For further information, see the paper by Bowen Jiang, Yangxinyu Xie, Zhuoqun Hao, Xiaomeng Wang, Tanwi Mallick, Weijie J Su, Camillo J Taylor and Dan Roth, “A Peek into Token Bias: Large Language Models Are Not Yet Genuine Reasoners,” in Proceedings of the 2024 Conference on Empirical Methods in Natural Language Processing, pp. 472–4756, https://aclanthology.org/2024.emnlp-main.272.pdf
Visualizing with an LLM
Creating scientific visualizations is challenging, consuming considerable time and requiring expertise in both data analysis and visualization. Four researchers from Argonne’s MCS Division have proposed a new approach — synthetic software generation using an LLM. To this end, they have developed an AI assistant, called ChatVis, that allows the user to specify a chain of analysis/visualization operations in natural language.
ChatVis generates a Python script for the desired operations and iterates until the script executes correctly, prompting the LLM to revise the script as needed. Moreover, the LLMs are not trained on esoteric visualization operations; instead, ChatVis allows commonly available LLMs such as ChatGPT to generate correct visualizations, without retraining or fine-tuning.
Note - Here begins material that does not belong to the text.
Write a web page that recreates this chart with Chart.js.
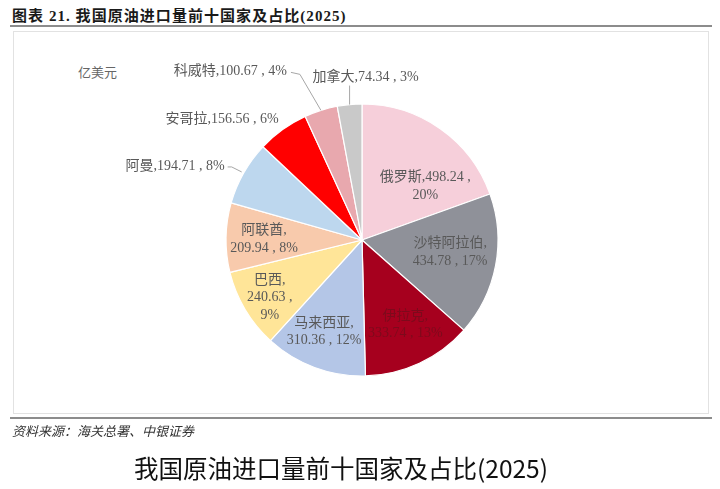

“ChatVis employs a friendly human-centric natural-language interface,” said Orcun Yildiz, an assistant computer scientist. “Domain scientists, managers, administrators and decision-makers who are not visualization experts can now generate their own high-quality visualizations.”
The Argonne team compared visualizations against five state-of-the-art LLM models with and without ChatVis. With ChatVis, they were able to generate all five visualizations successfully; without ChatVis, the best LLM could generate only one of the five cases correctly. Figure 4 shows how closely ChatVis matched the ground truth.